And who knew what was at the bottom of that infernal cloud. The klaxons continued to blare. The lights flashed like a Christmas tree. One by one, the needles on the Tower 3 cooling lines began to waver, then to climb.

"Attention, all personnel," Orlando roared into the PA mike. "We have an event in progress. Repeat, event in progress. L.o.c.a. in progress."

Steinberg stared at the empty monitor, now completely engulfed in steam. "It all sounds so routine, Mike. Loss of coolant accident. L.o.c.a., my ass. What the hell are we doing here?"

* * *

The huge flatbed trailer rumbled up Third Avenue, bouncing over every pothole. The deadweight strapped to its middle rocked precariously. Every bounce threatened to sever the heavy steel bands that clamped the load in place. There was little traffic, other than the trailer and its two escort vehicles. A police cruiser was in the lead and another followed the truck at a respectable distance.

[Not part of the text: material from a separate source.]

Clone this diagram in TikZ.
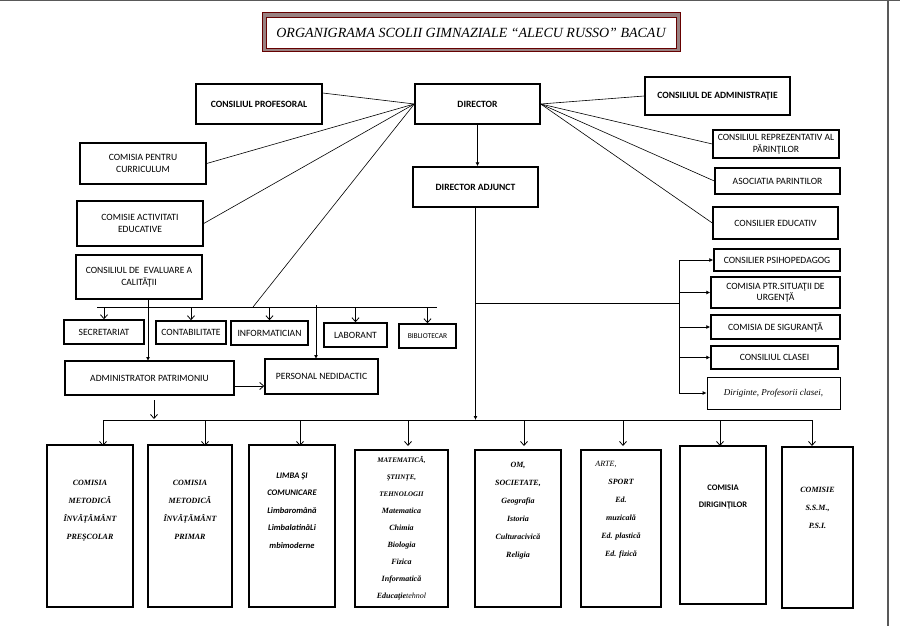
\documentclass[tikz,border=0pt]{standalone}
\usepackage{fontspec}
\setmainfont{Carlito}
\newfontfamily\serf{Liberation Serif}
\usetikzlibrary{arrows.meta}
\begin{document}
\begin{tikzpicture}[x=1pt,y=-1pt,
 bx/.style={draw,line width=1.4pt,align=center,font=\fontsize{9.6}{11.5}\selectfont\bfseries,inner sep=1pt},
 bt/.style={draw,line width=1.4pt,align=center,font=\serf\fontsize{8}{18}\selectfont\bfseries\itshape,inner sep=1pt},
 ln/.style={line width=0.6pt},
 ar/.style={line width=0.8pt,-{Straight Barb[length=4pt,width=7pt]}},
 arf/.style={line width=0.8pt,-{Latex[length=4pt,width=4pt]}}]
\useasboundingbox (0,0) rectangle (900,626);
\fill[white] (0,0) rectangle (900,626);
\draw[gray!70!black,line width=1.5pt] (0,0.7)--(900,0.7);
\draw[gray!70!black,line width=2pt] (888,0)--(888,626);
% title
\draw[fill=white!85!red!60!black,draw=red!40!black,line width=1pt] (262,13) rectangle (680,52);
\node[draw=red!40!black,fill=white,line width=0.8pt,minimum width=410,minimum height=31,font=\serf\fontsize{14}{16}\selectfont\itshape] (title) at (471,32.5) {ORGANIGRAMA SCOLII GIMNAZIALE “ALECU RUSSO” BACAU};
\def\B#1#2#3#4#5#6{\node[bx,minimum width=#4-#2,minimum height=#5-#3] (#1) at ({(#2+#4)/2},{(#3+#5)/2}) {#6};}
\B{cp}{196}{84}{322}{124}{CONSILIUL PROFESORAL}
\B{dir}{415}{84}{540}{124}{DIRECTOR}
\B{ca}{645}{77}{790}{115}{CONSILIUL DE ADMINISTRAŢIE}
\B{cc}{80}{143}{206}{184}{\mdseries COMISIA PENTRU\\\mdseries CURRICULUM}
\B{da}{413}{167}{538}{207}{DIRECTOR ADJUNCT}
\B{crp}{713}{130}{839}{158}{\mdseries CONSILIUL REPREZENTATIV AL\\\mdseries PĂRINŢILOR}
\B{asp}{715}{168}{840}{194}{\mdseries ASOCIATIA PARINTILOR}
\B{ce}{713}{207}{838}{239}{\mdseries CONSILIER EDUCATIV}
\B{cae}{77}{201}{203}{246}{\mdseries COMISIE ACTIVITATI\\\mdseries EDUCATIVE}
\B{cea}{76}{255}{202}{299}{\mdseries CONSILIUL DE\ \ EVALUARE A\\\mdseries CALITĂŢII}
\B{cps}{714}{249}{840}{271}{\mdseries CONSILIER PSIHOPEDAGOG}
\B{csu}{711}{277}{840}{308}{\mdseries COMISIA PTR.SITUAŢII DE\\\mdseries URGENŢĂ}
\B{cs}{711}{315}{840}{339}{\mdseries COMISIA DE SIGURANŢĂ}
\B{ccl}{711}{346}{838}{369}{\mdseries CONSILIUL CLASEI}
\node[draw,line width=0.8pt,minimum width=133,minimum height=32,font=\serf\fontsize{9}{11}\selectfont\itshape] (dpc) at (773.5,393) {Diriginte, Profesorii clasei,};
\B{sec}{64}{320}{144}{344}{\mdseries SECRETARIAT}
\B{con}{156}{321}{226}{344}{\mdseries CONTABILITATE}
\B{inf}{231}{321}{308}{345}{\mdseries INFORMATICIAN}
\B{lab}{324}{323}{387}{347}{\mdseries LABORANT}
\B{bib}{399}{324}{456}{348}{\mdseries\fontsize{7.5}{9}\selectfont BIBLIOTECAR}
\B{adm}{65}{361}{234}{395}{\mdseries ADMINISTRATOR PATRIMONIU}
\B{pn}{265}{359}{378}{394}{\mdseries PERSONAL NEDIDACTIC}
\def\T#1#2#3#4#5#6{\node[bt,minimum width=#4-#2,minimum height=#5-#3] (#1) at ({(#2+#4)/2},{(#3+#5)/2}) {#6};}
\T{b1}{47}{445}{133}{607}{COMISIA\\METODICĂ\\ÎNVĂŢĂMÂNT\\PREŞCOLAR\\[14pt]}
\T{b2}{148}{445}{232}{607}{COMISIA\\METODICĂ\\ÎNVĂŢĂMÂNT\\PRIMAR\\[14pt]}
\node[bt,minimum width=86,minimum height=162,font=\fontsize{8.5}{17.5}\selectfont\bfseries\itshape] (b3) at (292,526) {LIMBA ŞI\\COMUNICARE\\Limbaromână\\LimbalatinăLi\\mbimoderne\\[14pt]};
\node[bt,minimum width=93,minimum height=157,font=\serf\fontsize{8}{17}\selectfont\bfseries\itshape] (b4) at (401.5,528.5) {{\fontsize{7}{8}\selectfont MATEMATICĂ,}\\{\fontsize{7}{8}\selectfont ŞTIINŢE,}\\{\fontsize{7}{8}\selectfont TEHNOLOGII}\\Matematica\\Chimia\\Biologia\\Fizica\\Informatică\\Educaţie\mdseries tehnol};
\T{b5}{475}{450}{561}{607}{OM,\\SOCIETATE,\\Geografia\\Istoria\\Culturacivică\\Religia\\[20pt]}
\node[bt,minimum width=80,minimum height=157] (b6) at (621,528.5) {\hspace*{-30pt}\mdseries ARTE,\\SPORT\\Ed.\\muzicală\\Ed. plastică\\Ed. fizică\\[22pt]};
\node[bt,minimum width=86,minimum height=158,font=\fontsize{8.5}{17}\selectfont\bfseries] (b7) at (723,525) {COMISIA\\DIRIGINŢILOR\\[40pt]};
\T{b8}{782}{447}{853}{608}{COMISIE\\S.S.M.,\\P.S.I.\\[22pt]}
% director lines
\draw[ln] (dir.west) -- (cp.east |- 0,93);
\draw[ln] (dir.west) -- (cc.east);
\draw[ln] (dir.west) -- (cae.east);
\coordinate (bj) at (253,307);
\draw[ln] (dir.west) -- (bj);
\draw[ln] (dir.east) -- (ca.west);
\draw[ln] (dir.east) -- (crp.west);
\draw[ln] (dir.east) -- (asp.west);
\draw[ln] (dir.east) -- (ce.west);
\draw[arf] (dir.south) -- (dir.south |- da.north);
% middle bus
\coordinate (m1) at (97,307); \coordinate (m2) at (437,307);
\draw[ln] (m1) -- (m2);
\foreach \n in {sec,con,inf,lab,bib}{\draw[ar] (\n.north |- m1) -- (\n.north);}
\draw[arf] (148,299) -- (148,361);
\draw[arf] (316,305) -- (316,359);
\draw[ar] (adm.east |- 0,386) -- (pn.west |- 0,386);
\coordinate (s1) at (154,400); \coordinate (s2) at (154,419);
\draw[ar] (s1) -- (s2);
% bottom bus
\coordinate (bb1) at (103,420); \coordinate (bb2) at (813,420);
\draw[ln] (bb1) -- (bb2);
\draw[arf] (da.south) -- (da.south |- bb1);
\foreach \n/\x in {b1/103,b2/205,b3/300,b4/408,b5/524,b6/623,b7/720,b8/812}{\draw[ar] (\x,420) -- (\x,446);}
% right bracket
\coordinate (rb1) at (679,260); \coordinate (rb2) at (679,393);
\draw[ln] (da.south |- 0,303) -- (679,303);
\draw[ln] (rb1) -- (rb2);
\foreach \n in {cps,csu,cs,ccl,dpc}{\draw[arf] (rb1 |- \n.west) -- (\n.west);}
\end{tikzpicture}
\end{document}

The patrolmen in the rear had been given the standard briefing. They knew the lead-lined steel canister was supposed to be tightly sealed and accident proof. They didn't believe it, but not because they were in the habit of mistrusting their superiors.

They didn't believe it for a far simpler reason: if the official version was incorrect, they were dead men. The canister contained plutonium so radioactive that a single speck lodged in a lung would mean certain death.

Among them the four patrolmen had thirty-seven years of experience on the streets of New York.

They had seen death in all of its urban forms.

Blood was just a color to them now. Brighter than some perhaps, but not unusual. But this time they were scared stiff. The transport of this cargo had been on again, off again for years. Enough people had had enough reasons to delay the passage of radioactive material through inhabited areas so that the case had been tied up in the courts for years. It had finally been approved, but the losers died hard. Each of the cops knew there were dozens of groups who had their own reasons for wanting an accident in the city.